The first cryptograms I ever solved were in a weird little cross between game and book called The Cipher File (by "Rosetta Sherwood Stone"). It was a box with forty sheets of paper (glued together like a notepad?); each sheet contained a sententious cipher. I remember the first one I solved: "Originality is a pair of fresh eyes," by T.W. Higginson. I don't think I'd ever heard of T.W. Higginson at the time; much later, I was to hear endless amounts about him, as Emily Dickinson's inadvertent and somewhat gormless mentor, who may not have had eyes as fresh as her poetry required. So the first cipher I ever solved was both cryptic and ironic.
Louise Moll also specializes in the sententious. I first encountered her work in Clever Cryptograms, a book that organizes great quotations by their authors: George Eliot, Ayn Rand, that sort of quotable writer. Cryptogram-A-Day Book has the same level and kind of epigrams, though they're a little shorter on average, the authors' names are themselves encrypted, and the ciphers are arranged by day of the month: 366 in all.
Moll's emphasis on sententiousness makes the book easier to solve than a collection of contextless short sentences might otherwise be. Many a saying in Cryptogram-A-Day Book begins with the word LIFE, EVERY, NO, WE, or some take on MAN (there's no gender neutrality in the pithy tradition, I'm afraid). Yet many are short enough to be a decent challenge just after morning coffee.
I began mid-book to wonder if it was fair to look at the encrypted names of the authors. There's a lot of BENJAMIN FRANKLIN and MARK TWAIN in the volume, and if you get those letters you're away in a hack. Moll has an odd habit of spelling out the extended names of LUCIUS ANNAEUS SENECA and FRIEDRICH WILHELM NIETZSCHE – the first time you see them, there may be some obscuring factor, but the next few, you can't help but fill them in without thinking.
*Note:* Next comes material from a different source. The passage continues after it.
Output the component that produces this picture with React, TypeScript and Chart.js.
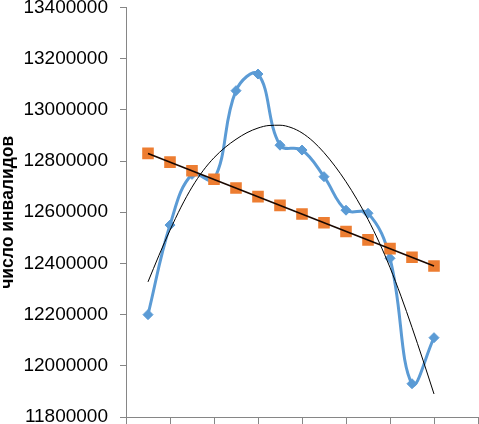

It would be very spoilerish to quote too many of the quotations, if a reader intends to get and work the book some day. My favorite, in any case, is the one for 2 January: "The unfortunate thing about this world is that good habits are so much easier to give up than bad ones" (Somerset Maugham). Given that 1 January is solved on the back of the book, that leaves you 364 unsolved ones. Have at it.
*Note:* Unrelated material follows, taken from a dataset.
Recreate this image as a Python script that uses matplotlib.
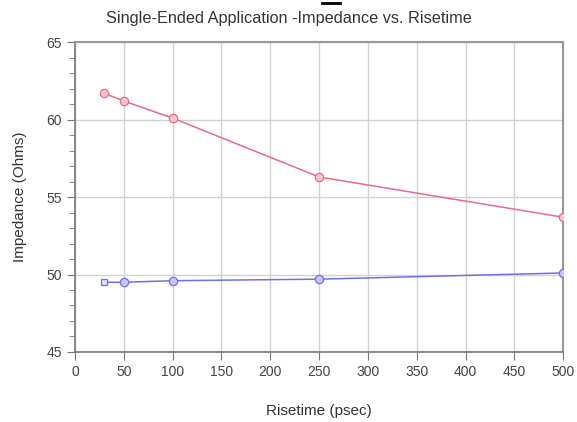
import matplotlib
matplotlib.use("Agg")
import matplotlib.pyplot as plt
from matplotlib.ticker import MultipleLocator

plt.rcParams['font.family'] = ['Liberation Sans', 'DejaVu Sans']

# Risetime (psec)
risetime = [30, 50, 100, 250, 500]
# Impedance (Ohms)
imp_red = [61.7, 61.2, 60.1, 56.3, 53.7]
imp_blue = [49.5, 49.5, 49.6, 49.7, 50.1]

xticks = [0, 50, 100, 150, 200, 250, 300, 350, 400, 450, 500]
yticks = [45, 50, 55, 60, 65]

fig = plt.figure(figsize=(5.77, 4.22), dpi=100)
ax = fig.add_axes([0.130, 0.166, 0.846, 0.734])

ax.grid(True, color='#d2d2d2', linewidth=1.0)
ax.set_axisbelow(True)

red = '#ea6a84'
blue = '#7070ea'
ax.plot(risetime, imp_red, color=red, linewidth=1.1, zorder=3)
ax.plot(risetime, imp_red, linestyle='none', marker='o', markersize=6,
        markerfacecolor='#f8c6d0', markeredgecolor=red, markeredgewidth=0.9, zorder=4)
ax.plot(risetime, imp_blue, color=blue, linewidth=1.1, zorder=3)
ax.plot(risetime[:1], imp_blue[:1], linestyle='none', marker='s', markersize=5,
        markerfacecolor='#e0e0fb', markeredgecolor=blue, markeredgewidth=0.9, zorder=4)
ax.plot(risetime[1:], imp_blue[1:], linestyle='none', marker='o', markersize=6,
        markerfacecolor='#c6c6f7', markeredgecolor=blue, markeredgewidth=0.9, zorder=4)

ax.set_xlim(0, 500)
ax.set_ylim(45, 65)
ax.set_xticks(xticks)
ax.set_yticks(yticks)
ax.yaxis.set_minor_locator(MultipleLocator(1))
ax.tick_params(axis='both', which='major', direction='out', length=6,
               color='#777777', labelsize=10, labelcolor='#444444')
ax.tick_params(axis='y', which='minor', direction='out', length=4, color='#777777')

for side in ['left', 'bottom']:
    ax.spines[side].set_color('#777777')
    ax.spines[side].set_linewidth(1.2)
for side in ['top', 'right']:
    ax.spines[side].set_color('#999999')
    ax.spines[side].set_linewidth(1.5)

ax.set_xlabel('Risetime (psec)', fontsize=11, color='#333333', labelpad=18)
ax.set_ylabel('Impedance (Ohms)', fontsize=11, color='#333333', labelpad=14)
fig.text(0.50, 0.955, 'Single-Ended Application -Impedance vs. Risetime',
         ha='center', va='center', fontsize=11.7, color='#333333')
fig.add_artist(plt.Line2D([0.558, 0.590], [0.994, 0.994], color='black', linewidth=2))

fig.savefig('out.png', dpi=100)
I solved 365 of them; the one that stumped me was legitimately tough. It is by JUDAH LEIB LAZEROV, which is a very unfamiliar pattern (and a wholly unfamiliar writer to me). Its word order is very artificial and "poetic," with inversions that make it hard to parse. And this despite THE, IT and IS right in the middle of the cipher; I filled them in early and I was still defeated. Though sometimes it didn't take a tough one to defeat me. Later in the year I spent two days on a cryptogram that included the sequence WOA OAJUW. For some reason my Spoonerish brain convinced me that the second "OA" was "AO": meaning that WOA couldn't be THE. Well, of course it's THE, and WOA OAJUW is THE HEART, a common phrase in the book. But tell that to my caffeine-shocked cerebrum.
I became fascinated as the 366 cryptograms wore on by the proliferation of deep-thinking writers that I had never heard of. JOSH BILLINGS! ARTEMUS WARD! LOGAN PIERSALL SMITH! WILSON MIZNER! HOLBROOK JACKSON! AUSTIN O'MALLEY! There's quite a lot of Henry Ward Beecher and Henry David Thoreau in the book too, as well as Voltaire and La Rochefoucauld and Madame de Stael, Confucius and Lao-Tse, Juvenal and Socrates. But the typical quotation is from somebody with a homespun American name that rolls off the tongue, and includes equal parts sage advice and hilarious wisecrack. In utter ignorance, I imagine some academy for wags in some burg like Zanesville, Ohio, where young men of the late 19th century with names like Jefferson Jenkins and Brutus O'Leary were trained to reflect on every one of life's eventualities with a wry remark. All that is left now of these pocket-edition Ambrose Bierces is a literally cryptic epigram or two.
Moll, Louise B. Cryptogram-A-Day Book. New York: Sterling, 1996.